Hue is a more precise term for what one might call “color”; it’s the differentiation among red, yellow, green, blue, and the shades in between. Lightness (which is closely related to value or brightness), is the brightness of an area judged relative to a similarly illuminated area that appears to be white. Finally, chroma (which is closely related to saturation and colorfulness) is defined as the colorfulness of an area relative to a similarly illuminated area that appears white—it can be thought of as the intensity of the color. Importantly, some hues can reach higher chroma values than others.

19. What is a color space?

Knowledge Level: **

Color spaces are numerical representations of color, which are derived from color matching functions (CMFs). CMFs are experimentally-derived models of human color vision sensitivity. Color space representations may be either two dimensional (for light sources) or three dimensional (for objects). Two-dimensional chromaticity diagrams, such as CIE 1931 (xy) or CIE 1976 (u', v'), can be used for specifying the color appearance of light sources to ensure the color of the light matches; however, they do not consider lightness, so they are unsuitable for characterizing the difference in objects’ color appearance. Three dimensional object color spaces, such as CIE 1964 U*V*W*, CIE LAB, or CAM02-UCS, are suitable for object color specification.

Many color spaces have been developed over the years, with the goal being to improve the uniformity of the space. With a uniform color space, equal numerical distances correspond to equal perceptual differences throughout the space. That is, an equal measured distance in the color space corresponds to the same perceived difference regardless of hue, chroma, or lightness. CAM02-UCS (see question 20), which is used in TM-30, has been shown to be the most uniform color space to date.

20. What is CAM02-UCS?

Knowledge Level: **

CAM02-UCS is a color space (see question 19) based on the CIECAM-02 color appearance model. It is the most recent and most uniform color space [1]. This ensures that perceived color differences are accurately characterized. It has coordinates J', a', b', where (a', b') characterizes chromaticity and J' specifies lightness. Hue and chroma (see question 18) are related to the chromaticity (see question 16) coordinates.

  1. Luo MR, Cui G, Li C. 2006. Uniform colour spaces based on CIECAM02 color appearance model. Color Research and Application 31(4): 320–330.
21. What are the D Series illuminants?

Knowledge Level: **

The CIE D Series illuminants correspond to daylight at different color temperatures. A formula is used to calculate the spectral power distribution (SPD), given the color temperature. The formula approximates real measurements of daylight. CIE D Series illuminants serve as the reference illuminants in TM-30 when the correlated color temperature (CCT) of the test source is 5500 K or greater.

22. What is a Planckian radiator (blackbody radiation)?

Knowledge Level: **

A Planckian radiator, also called a blackbody radiator, is a calculated illuminant based on the temperature of a black body. A black body is an ideal emitter; that is, it does not reflect any light, and the emission is purely based on the temperature of the mass. The formula used in the calculation is known as Planck’s law. Incandescent lamp filaments are a close approximation of a Planckian radiator. Planckian radiation serves as the reference illuminant in TM-30 when the correlated color temperature (CCT) of the test source is 4500 K or less.

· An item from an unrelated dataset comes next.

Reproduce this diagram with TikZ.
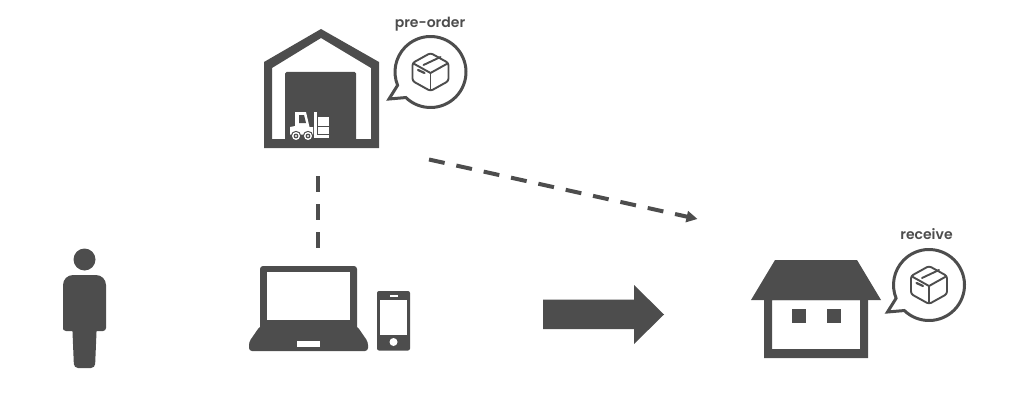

23. How does light level affect color rendering?

Knowledge Level: **

Light level has a substantial effect on the appearance of colors, with apparent chroma increasing as luminance increases. This is known as the Hunt effect. TM-30 relies upon the CIECAM-02 color appearance model, which accounts for the Hunt effect. However, the light level parameters input into the calculation are fixed; this ensures that all reported values are comparable from product to product, and it is necessary because color rendering measures characterize a source, not an installation (each situation of an object illuminated by a light source can lead to a difference object luminance, which can affect color perception). The bottom line is that a specifier may want to consider the relationship between light level and color rendering for some applications, especially when considering tradeoffs between fidelity and gamut.

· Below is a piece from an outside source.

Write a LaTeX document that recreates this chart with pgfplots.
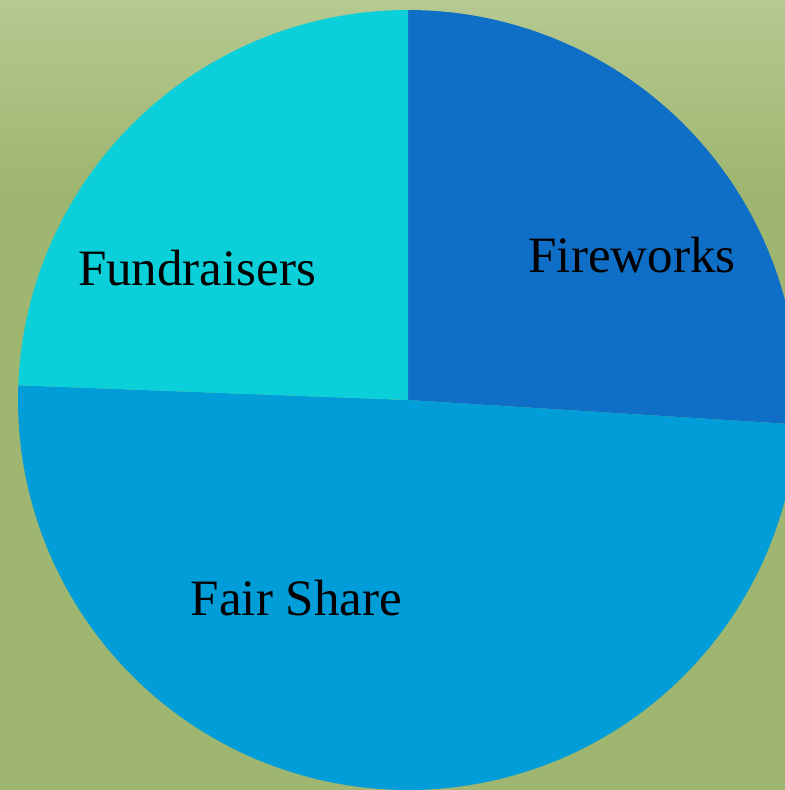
\documentclass[border=0pt]{standalone}
\usepackage{fontspec}
\setmainfont{Liberation Serif}
\usepackage{pgfplots}
\usepackage{pgfplotstable}
\pgfplotsset{compat=1.18}

\definecolor{bgtop}{RGB}{182,201,145}
\definecolor{bgbottom}{RGB}{158,182,111}
\definecolor{fireworks}{HTML}{0F6FC6}
\definecolor{fairshare}{HTML}{009DD9}
\definecolor{fundraisers}{HTML}{0BD0D9}

% share of each slice, in percent, clockwise from 12 o'clock
\pgfplotstableread{
label value
Fireworks 26.0
FairShare 49.6
Fundraisers 24.4
}\piedata

\pgfplotstablegetelem{0}{value}\of\piedata \let\vA\pgfplotsretval
\pgfplotstablegetelem{1}{value}\of\piedata \let\vB\pgfplotsretval
\pgfplotstablegetelem{2}{value}\of\piedata \let\vC\pgfplotsretval
\pgfmathsetmacro{\aA}{90}
\pgfmathsetmacro{\aB}{\aA-3.6*\vA}
\pgfmathsetmacro{\aC}{\aB-3.6*\vB}
\pgfmathsetmacro{\aD}{\aC-3.6*\vC}

\begin{document}
\begin{tikzpicture}
\useasboundingbox (0,0) rectangle (785bp,790bp);
\fill[bgbottom] (0,0) rectangle (785bp,790bp);
\shade[top color=bgtop, bottom color=bgbottom] (0,600bp) rectangle (785bp,790bp);
\begin{axis}[
    at={(0,0)}, anchor=south west,
    scale only axis,
    width=785bp, height=790bp,
    xmin=-408, xmax=377,
    ymin=-390, ymax=400,
    hide axis,
    clip=true,
]
\addplot[draw=none, fill=fireworks, data cs=polar, domain=\aB:\aA, samples=120] {390} -- (axis cs:0,0) -- cycle;
\addplot[draw=none, fill=fairshare, data cs=polar, domain=\aC:\aB, samples=200] {390} -- (axis cs:0,0) -- cycle;
\addplot[draw=none, fill=fundraisers, data cs=polar, domain=\aD:\aC, samples=120] {390} -- (axis cs:0,0) -- cycle;

\node[anchor=base, font=\fontsize{51bp}{55bp}\selectfont] at (axis cs:224,127) {Fireworks};
\node[anchor=base, font=\fontsize{51bp}{55bp}\selectfont] at (axis cs:-111.5,-216) {Fair Share};
\node[anchor=base, font=\fontsize{51bp}{55bp}\selectfont] at (axis cs:-211,114) {Fundraisers};
\end{axis}
\end{tikzpicture}
\end{document}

24. What is a reference-based color rendering measure?

Knowledge Level: *

Almost all existing color rendering measures, including the CIE’s CRI and TM-30, rely on comparing how colors are rendered by a source in question compared to a reference condition. Usually, the reference is at the same correlated color temperature (CCT) as the test source. This is called a relative reference, and allows color rendering to be considered independent of CCT.

With a measure like CRI, where color fidelity (see question 14) is the only attribute characterized, the reference source is particularly important because it represents an ideal condition. The various measures included in TM-30 allow for greater understanding of the attributes of the test source, which makes the reference a point of comparison, but not necessarily an ideal source.

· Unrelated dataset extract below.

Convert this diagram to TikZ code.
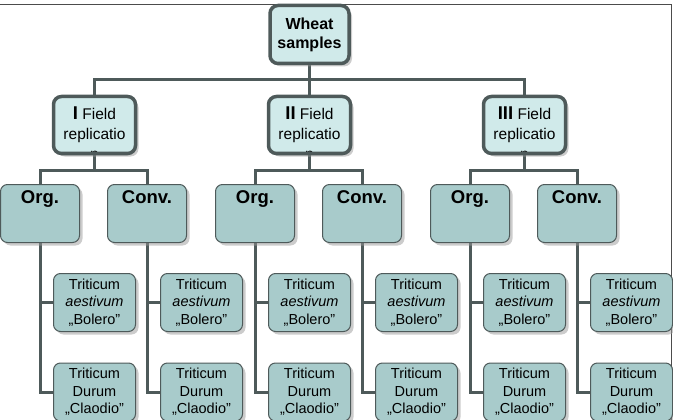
\documentclass[tikz,border=0pt]{standalone}
\usepackage{fontspec}
\setmainfont{Liberation Sans}
\usepackage{tikz}
\usetikzlibrary{positioning, shadows, backgrounds, calc}
\definecolor{topfill}{HTML}{D0EAEA}
\definecolor{lowfill}{HTML}{A8CBCB}
\definecolor{edge}{HTML}{4E5A5A}

\begin{document}
\begin{tikzpicture}[x=1pt, y=-1pt,
    boxshadow/.style={drop shadow={shadow xshift=3pt, shadow yshift=-3pt, fill=black!40, opacity=.5}},
    rootbox/.style={rectangle, rounded corners=8pt, draw=edge, line width=3.5pt, fill=topfill, minimum width=79pt, minimum height=58pt, inner sep=0pt, align=center, font=\fontsize{16}{19}\bfseries\selectfont, boxshadow},
    fieldbox/.style={rectangle, rounded corners=8pt, draw=edge, line width=3.5pt, fill=topfill, minimum width=82pt, minimum height=57pt, inner sep=0pt, align=center, font=\fontsize{15.5}{20}\selectfont, boxshadow,
        path picture={\node[anchor=base, inner sep=0pt, draw=none, fill=none, font=\fontsize{15.5}{20}\selectfont] at ([yshift=-5.5pt]path picture bounding box.south) {n};}},
    groupbox/.style={rectangle, rounded corners=7pt, draw=edge, line width=1pt, fill=lowfill, minimum width=79pt, minimum height=58pt, inner xsep=0pt, inner ysep=5.5pt, text height=14pt, text depth=33pt, font=\fontsize{18.5}{22}\bfseries\selectfont, boxshadow},
    leafbox/.style={rectangle, rounded corners=7pt, draw=edge, line width=1pt, fill=lowfill, minimum width=82pt, minimum height=58pt, inner sep=0pt, align=center, font=\fontsize{14.5}{17.5}\selectfont, boxshadow},
    link/.style={draw=edge, line width=3pt},
    frame/.style={draw=black!70, line width=1.5pt}
]
\useasboundingbox (0,0) rectangle (673,420);

% top of the tree
\node (W) at (309.5,34.5) [rootbox] {Wheat\\samples};
\node (R1) at (94.5,125) [fieldbox] {{\fontsize{18.5}{20}\bfseries\selectfont I} Field\\replicatio};
\node (R2) at (309.5,125) [fieldbox] {{\fontsize{18.5}{20}\bfseries\selectfont II} Field\\replicatio};
\node (R3) at (524.5,125) [fieldbox] {{\fontsize{18.5}{20}\bfseries\selectfont III} Field\\replicatio};

% farming systems
\node (O1) at (40,213.5) [groupbox] {Org.};
\node (V1) at (147,213.5) [groupbox] {Conv.};
\node (O2) at (255,213.5) [groupbox] {Org.};
\node (V2) at (362,213.5) [groupbox] {Conv.};
\node (O3) at (470,213.5) [groupbox] {Org.};
\node (V3) at (577,213.5) [groupbox] {Conv.};

% cultivars
\node (B1) at (94.5,302.5) [leafbox] {Triticum\\\textit{aestivum}\\„Bolero”};
\node (D1) at (94.5,392) [leafbox] {Triticum\\Durum\\„Claodio”};
\node (B2) at (201.5,302.5) [leafbox] {Triticum\\\textit{aestivum}\\„Bolero”};
\node (D2) at (201.5,392) [leafbox] {Triticum\\Durum\\„Claodio”};
\node (B3) at (309.5,302.5) [leafbox] {Triticum\\\textit{aestivum}\\„Bolero”};
\node (D3) at (309.5,392) [leafbox] {Triticum\\Durum\\„Claodio”};
\node (B4) at (416.5,302.5) [leafbox] {Triticum\\\textit{aestivum}\\„Bolero”};
\node (D4) at (416.5,392) [leafbox] {Triticum\\Durum\\„Claodio”};
\node (B5) at (524.5,302.5) [leafbox] {Triticum\\\textit{aestivum}\\„Bolero”};
\node (D5) at (524.5,392) [leafbox] {Triticum\\Durum\\„Claodio”};
\node (B6) at (631.5,302.5) [leafbox] {Triticum\\\textit{aestivum}\\„Bolero”};
\node (D6) at (631.5,392) [leafbox] {Triticum\\Durum\\„Claodio”};

\coordinate (J) at (309.5,80);

\begin{scope}[on background layer]
\draw[frame] (0,4.5) -- (671.5,4.5) -- (671.5,420);
\draw[link] (W.south) -- (R2.north);
\draw[link] (R1.north) |- (J) -| (R3.north);
\draw[link] (R1.south) -- ++(0,15.5) -| (O1.north) (R1.south) ++(0,15.5) -| (V1.north);
\draw[link] (R2.south) -- ++(0,15.5) -| (O2.north) (R2.south) ++(0,15.5) -| (V2.north);
\draw[link] (R3.south) -- ++(0,15.5) -| (O3.north) (R3.south) ++(0,15.5) -| (V3.north);
\draw[link] (O1.south) |- (B1.west) (O1.south) |- (D1.west);
\draw[link] (V1.south) |- (B2.west) (V1.south) |- (D2.west);
\draw[link] (O2.south) |- (B3.west) (O2.south) |- (D3.west);
\draw[link] (V2.south) |- (B4.west) (V2.south) |- (D4.west);
\draw[link] (O3.south) |- (B5.west) (O3.south) |- (D5.west);
\draw[link] (V3.south) |- (B6.west) (V3.south) |- (D6.west);
\end{scope}
\end{tikzpicture}
\end{document}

25. What is the difference between referenced-based measures of color rendering and fixed-reference metrics?

Knowledge Level: **

There are several ways to characterize light source color rendition. The familiar CRI uses a reference-based methodology, where the light source of interest is compared to a reference condition at the same CCT. Other options are to compare a light source to just one reference, regardless of CCT, or to eliminate references altogether.

The developers of TM-30 chose to use the familiar reference-based methodology, with references that change with the CCT of the test source. This approach allows color temperature to be considered independently of color rendering, which allows the tone of the environment to be chosen. For example, a 5000 K source may be too cool in appearance for the atmosphere of a home furnishings store, so it may not be appropriate to compare a 2700 K source against a 5000 K reference source. Fixed-reference measures often result in inherent differences in ratings for products of different CCTs. Whether or not these effects are perceived by humans, they can create confusion because different CCTs have different possible score ranges. One of the most important aspects of the TM-30 method is that all the measures use the same reference sources. This allows for direct evaluation of tradeoffs between the measures.

Importantly, the reference sources are not necessarily ideal sources for any application; they only serve as an anchor point for consistent comparisons between products. Unlike fidelity-only measures, TM-30 characterizes how a light source differs from a reference, which enables users to select products most suited for an application, rather than simply using a “higher number is better” approach.